I apologize in advance if the question has already been asked, I somehow couldn't find an answer. :confused:
How does the word frequency works in Pleco Dictionary ("Words" tab)?

I understand that words from all the available dictionary are consolidated, so how it it possible to create a reliable (if not exhaustive) frequency rank for all these words?

Thanks in advance,
Thanks Mike, this is great.

I don't know to what extent you can get into the details, but could you let us know what is the corpus that is used to compute the frequency numbers? I mean, is it coming from Internet scrapping of some websites, from books, articles, movies,etc. ?


Staff member
It's an aggregate of a bunch of different corpora, actually - in general we were going for breadth rather than precision, since we're not currently utilizing this frequency data for something where every position counts, like, say, designing a study curriculum.
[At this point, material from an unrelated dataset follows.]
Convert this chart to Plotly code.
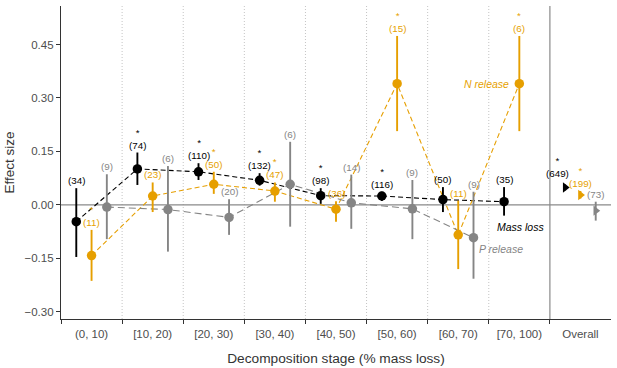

So the frequency table is precomputed? Any plan to do online scoring when #results is small enough (e.g. <10) based on dictionaries that each result belongs to? Maybe can use the user's dictionary order as weight parameter.

I occasionally see the ranking not ideal when looking up for 成语. For example for the query: "qireny", I get following results.
1st: qirenyidou ABC
2nd: qirenyishi MOE
3rd: qirenyoutian CY GF MOE LMA HDA GH OCCABC PLC

I expect the 3rd one to be at 1st result.